Not content with siphoning jobs from the United States, India has started cherry-picking its worker pool, too. The market for expatriates in India has heated up appreciably in the last three months or so, says Art Flew, CEO of Hyderabad-based business process outsourcing company Karvy Global Services.
In a shift from recent practice, companies on the subcontinent are no longer seeking expatriates only for high-level positions, asserts Flew; they’re starting to expand their business outlook with experienced managers from the expat community. “As they look more at global interactions, they need some people with a more global, broader view,” he contends. “They have the kind of management capabilities that we need to build more of here in India.”
Atul Vashistha, CEO of NeoIT, an offshoring consulting firm in San Ramon, California, also sees Indian firms hiring Americans as project, relationship, business, and account managers for their domestic and U.S. operations. “That market is growing very strongly,” says Vashistha. The complexity of the work is increasing, he adds, and since more-complex work is more likely to be done on-site than off-site, Indian outsourcers are increasingly looking for American-born college graduates to work in the States.
Yanks are eyeing careers on the subcontinent, too. “I’ve been amazed by the number of American and British applicants that we receive for our consulting positions in India,” says Vashistha. He acknowledges that there’s a big gap between stateside compensation and the pay at 90 percent of the jobs with Indian companies, but he adds that the discrepancies are narrowing for senior and certain midlevel positions. For vice presidents and above, for example, compensation is in the $100,000 to $150,000 range.
On the other hand, housing prices can be steep, especially in top-tier cities like Bangalore and Bombay. “I was in a neighborhood called Palm Meadows in Bangalore last week, where lots of expats and senior managers live, and the homes there ranged from $400,000 to over $1 million,” Vashistha recalls.

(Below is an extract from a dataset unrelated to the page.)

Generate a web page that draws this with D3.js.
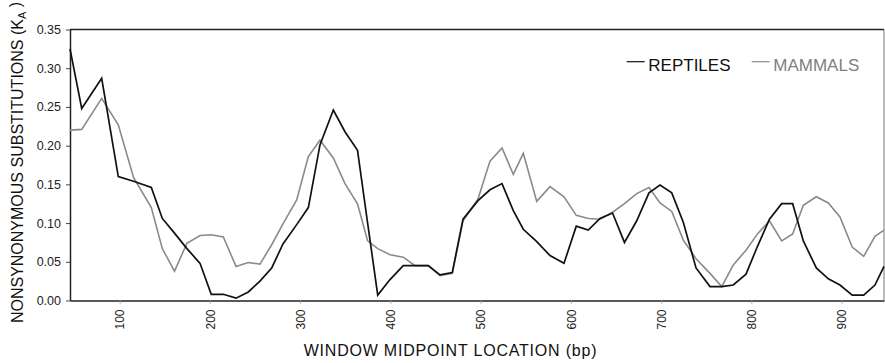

Hiring Americans reduces some of the competitive advantage that Indian outsourcing companies garner through labor arbitrage, says Vashistha. He maintains, however, that these companies are willing to give up that advantage in the short term to obtain the kind of complex work they need to grow their businesses. As their offshoring resources mature in the next two years or so, he adds, Indian companies believe they’ll be able to bring that complex business back to India.

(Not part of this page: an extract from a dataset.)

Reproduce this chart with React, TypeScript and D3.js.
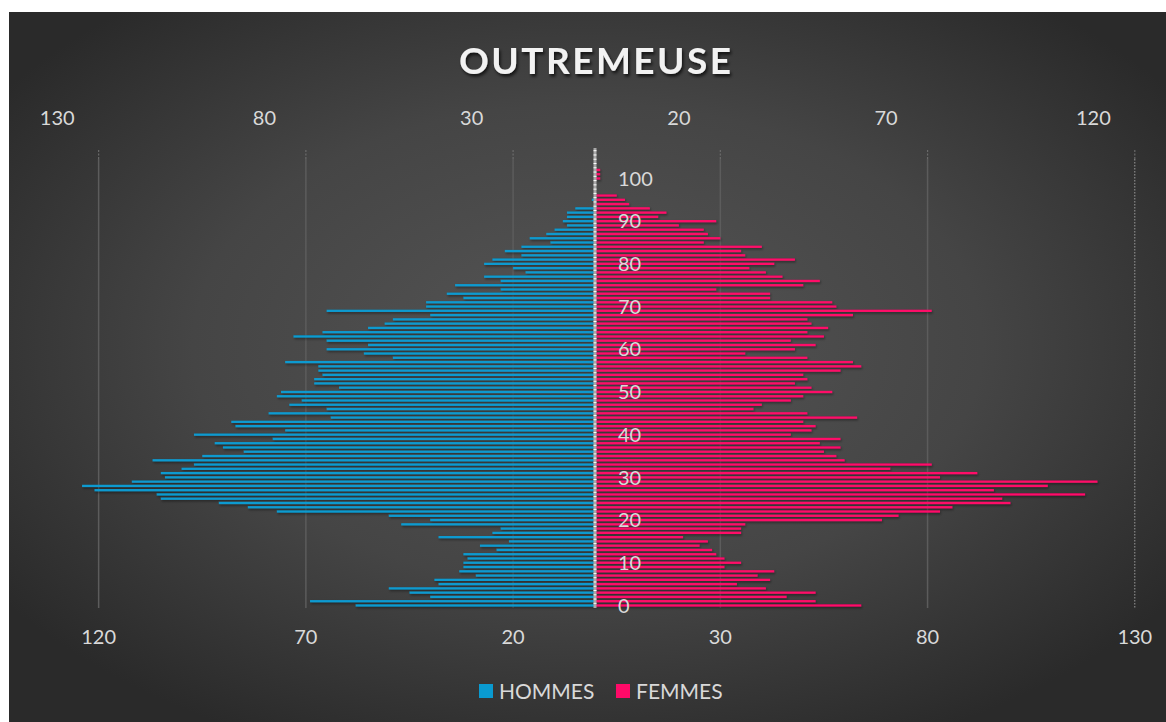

Some observers doubt just how successful Indian companies like Tata, Wipro, Infosys, and Cognizant can be with this latest recruitment effort. “They’re playing politics to look like global firms,” declares Ron Hira, an assistant professor of public policy at the Rochester Institute of Technology and a vice president of the Institute of Electrical and Electronics Engineers. “It remains to be seen how many Americans they are going to hire. My guess is it won’t be a lot.”
Indian companies will find it so difficult, according to Hira — also the co-author of Outsourcing America: What’s Behind Our National Crisis and How We Can Reclaim American Jobs — because “their business model isn’t built on this. Their business model is built on bringing in low-cost foreign workers here plus the advantage of having offshore labor, which is less expensive.”